▶ [Problem description]: Images are not part of the copy; transcribe all the data exactly.

▶ [Given data]:
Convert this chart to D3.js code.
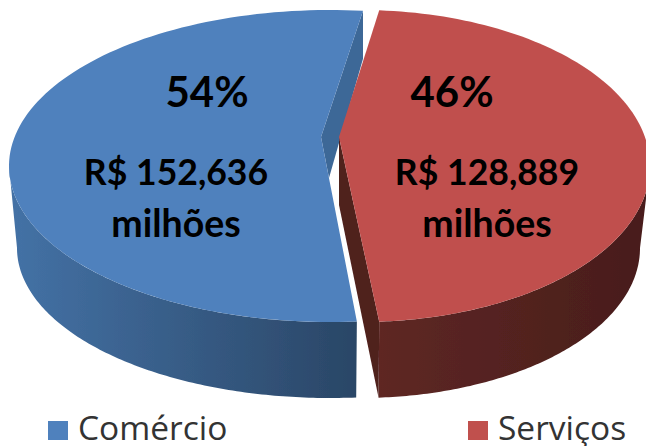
<!DOCTYPE html>
<html><head><meta charset="utf-8">
<script src="https://cdn.jsdelivr.net/npm/d3@7"></script>
<style>html,body{margin:0;padding:0;background:#fff}svg{display:block}</style>
</head><body><svg id="c" width="646" height="446"></svg>
<script>
const categories = ["Comércio", "Serviços"];
const values = [152636, 128889];
const percentLabels = ["54%", "46%"];
const amountLabels = ["R$ 152,636", "R$ 128,889"];
const unitLabels = ["milhões", "milhões"];
const topColors = ["#4F81BD", "#C0504D"];
const innerColors = ["#3E6797", "#50201E"];
const sideStops = [["#4472A6", "#2A4666"], ["#5E2724", "#481D1B"]];

const deg = Math.PI / 180;
// Screen geometry of each exploded slice
const geo = [
  { top: {cx:330, cy:166, rx:321, ry:156}, bot: {cx:330, cy:248, rx:313, ry:150},
    apex:[321,137], sweep:[-184.8, 5.9], facing:[-184.8, -90] },
  { top: {cx:360, cy:166, rx:290, ry:156}, bot: {cx:360, cy:248, rx:280, ry:150},
    apex:[339,137], sweep:[3.8, 176.2], facing:[90, 176.2] }
];
const svg = d3.select("#c");
const defs = svg.append("defs");
const f = defs.append("filter").attr("id","soft");
f.append("feGaussianBlur").attr("stdDeviation",0.5);

const pie = d3.pie().sort(null).startAngle(0).endAngle(2*Math.PI);
const arcs = pie(values);
const line = d3.line();

function rim(e, s, v){
  const a = s(v);
  return [e.cx + e.rx*Math.sin(a*deg), e.cy - e.ry*Math.cos(a*deg)];
}
const g = svg.append("g").attr("filter","url(#soft)");

arcs.forEach((d, i) => {
  const k = geo[i];
  const s = d3.scaleLinear().domain([d.startAngle, d.endAngle]).range(k.sweep);
  const steps = d3.range(0,121).map(n => d.startAngle + (d.endAngle-d.startAngle)*n/120);
  const topRim = steps.map(a => rim(k.top, s, a));

  // outer side: only the part that faces the viewer
  const from = s.invert(k.facing[0]), to = s.invert(k.facing[1]);
  const vis = d3.range(0,121).map(n => from + (to-from)*n/120);
  const gid = "side"+i;
  const xs = i===0 ? [9,357] : [379,646];
  const gr = defs.append("linearGradient").attr("id",gid).attr("gradientUnits","userSpaceOnUse")
    .attr("x1",xs[0]).attr("x2",xs[1]).attr("y1",0).attr("y2",0);
  gr.append("stop").attr("offset",0).attr("stop-color",sideStops[i][0]);
  gr.append("stop").attr("offset",1).attr("stop-color",sideStops[i][1]);
  const sidePts = vis.map(a=>rim(k.top,s,a)).concat(vis.map(a=>rim(k.bot,s,a)).reverse());
  g.append("path").attr("d",line(sidePts)+"Z").attr("fill",`url(#${gid})`);

  // inner cut face
  let inner;
  if(i===0){
    const c = rim(k.top,s,d.endAngle);
    inner = [c, [c[0], c[1]+48], [k.apex[0]+8, k.apex[1]+41], k.apex];
  } else {
    const c = rim(k.top,s,d.endAngle), b = rim(k.bot,s,d.endAngle);
    inner = [k.apex, c, b, [k.apex[0], k.apex[1]+68]];
  }
  g.append("path").attr("d",line(inner)+"Z").attr("fill",innerColors[i]);

  // top face
  g.append("path").attr("d",line(topRim.concat([k.apex]))+"Z").attr("fill",topColors[i]);
});

const labelX = [207, 452], amountX = [176, 487], font = "Lato, 'Open Sans', sans-serif";
const tg = svg.append("g").attr("font-family",font).attr("font-weight",700).attr("fill","#000").attr("text-anchor","middle");
categories.forEach((c,i)=>{
  tg.append("text").attr("x",labelX[i]).attr("y",107).attr("font-size",42).text(percentLabels[i]);
  tg.append("text").attr("x",amountX[i]).attr("y",185).attr("font-size",35.6).text(amountLabels[i]);
  tg.append("text").attr("x",amountX[i]).attr("y",237).attr("font-size",37.5).text(unitLabels[i]);
});
const swX = [48,468], txX=[78,498];
const lg = svg.append("g");
categories.forEach((c,i)=>{
  lg.append("rect").attr("x",swX[i]).attr("y",421).attr("width",20).attr("height",19).attr("fill",topColors[i]);
  lg.append("text").attr("x",txX[i]).attr("y",440).attr("font-family","'Open Sans', sans-serif")
    .attr("font-size",33.5).attr("fill","#333").text(c);
});
</script></body></html>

▶ [Solution to the exercise]:
Convert this chart to D3.js code.
<!DOCTYPE html>
<html><head><meta charset="utf-8">
<script src="https://cdn.jsdelivr.net/npm/d3@7"></script>
<style>html,body{margin:0;padding:0;background:#fff}svg{display:block}</style>
</head><body><svg id="c" width="646" height="446"></svg>
<script>
const categories = ["Comércio", "Serviços"];
const values = [152636, 128889];
const percentLabels = ["54%", "46%"];
const amountLabels = ["R$ 152,636", "R$ 128,889"];
const unitLabels = ["milhões", "milhões"];
const topColors = ["#4F81BD", "#C0504D"];
const innerColors = ["#3E6797", "#50201E"];
const sideStops = [["#4472A6", "#2A4666"], ["#5E2724", "#481D1B"]];

const deg = Math.PI / 180;
// Screen geometry of each exploded slice
const geo = [
  { top: {cx:330, cy:166, rx:321, ry:156}, bot: {cx:330, cy:248, rx:313, ry:150},
    apex:[321,137], sweep:[-184.8, 5.9], facing:[-184.8, -90] },
  { top: {cx:360, cy:166, rx:290, ry:156}, bot: {cx:360, cy:248, rx:280, ry:150},
    apex:[339,137], sweep:[3.8, 176.2], facing:[90, 176.2] }
];
const svg = d3.select("#c");
const defs = svg.append("defs");
const f = defs.append("filter").attr("id","soft");
f.append("feGaussianBlur").attr("stdDeviation",0.5);

const pie = d3.pie().sort(null).startAngle(0).endAngle(2*Math.PI);
const arcs = pie(values);
const line = d3.line();

function rim(e, s, v){
  const a = s(v);
  return [e.cx + e.rx*Math.sin(a*deg), e.cy - e.ry*Math.cos(a*deg)];
}
const g = svg.append("g").attr("filter","url(#soft)");

arcs.forEach((d, i) => {
  const k = geo[i];
  const s = d3.scaleLinear().domain([d.startAngle, d.endAngle]).range(k.sweep);
  const steps = d3.range(0,121).map(n => d.startAngle + (d.endAngle-d.startAngle)*n/120);
  const topRim = steps.map(a => rim(k.top, s, a));

  // outer side: only the part that faces the viewer
  const from = s.invert(k.facing[0]), to = s.invert(k.facing[1]);
  const vis = d3.range(0,121).map(n => from + (to-from)*n/120);
  const gid = "side"+i;
  const xs = i===0 ? [9,357] : [379,646];
  const gr = defs.append("linearGradient").attr("id",gid).attr("gradientUnits","userSpaceOnUse")
    .attr("x1",xs[0]).attr("x2",xs[1]).attr("y1",0).attr("y2",0);
  gr.append("stop").attr("offset",0).attr("stop-color",sideStops[i][0]);
  gr.append("stop").attr("offset",1).attr("stop-color",sideStops[i][1]);
  const sidePts = vis.map(a=>rim(k.top,s,a)).concat(vis.map(a=>rim(k.bot,s,a)).reverse());
  g.append("path").attr("d",line(sidePts)+"Z").attr("fill",`url(#${gid})`);

  // inner cut face
  let inner;
  if(i===0){
    const c = rim(k.top,s,d.endAngle);
    inner = [c, [c[0], c[1]+48], [k.apex[0]+8, k.apex[1]+41], k.apex];
  } else {
    const c = rim(k.top,s,d.endAngle), b = rim(k.bot,s,d.endAngle);
    inner = [k.apex, c, b, [k.apex[0], k.apex[1]+68]];
  }
  g.append("path").attr("d",line(inner)+"Z").attr("fill",innerColors[i]);

  // top face
  g.append("path").attr("d",line(topRim.concat([k.apex]))+"Z").attr("fill",topColors[i]);
});

const labelX = [207, 452], amountX = [176, 487], font = "Lato, 'Open Sans', sans-serif";
const tg = svg.append("g").attr("font-family",font).attr("font-weight",700).attr("fill","#000").attr("text-anchor","middle");
categories.forEach((c,i)=>{
  tg.append("text").attr("x",labelX[i]).attr("y",107).attr("font-size",42).text(percentLabels[i]);
  tg.append("text").attr("x",amountX[i]).attr("y",185).attr("font-size",35.6).text(amountLabels[i]);
  tg.append("text").attr("x",amountX[i]).attr("y",237).attr("font-size",37.5).text(unitLabels[i]);
});
const swX = [48,468], txX=[78,498];
const lg = svg.append("g");
categories.forEach((c,i)=>{
  lg.append("rect").attr("x",swX[i]).attr("y",421).attr("width",20).attr("height",19).attr("fill",topColors[i]);
  lg.append("text").attr("x",txX[i]).attr("y",440).attr("font-family","'Open Sans', sans-serif")
    .attr("font-size",33.5).attr("fill","#333").text(c);
});
</script></body></html>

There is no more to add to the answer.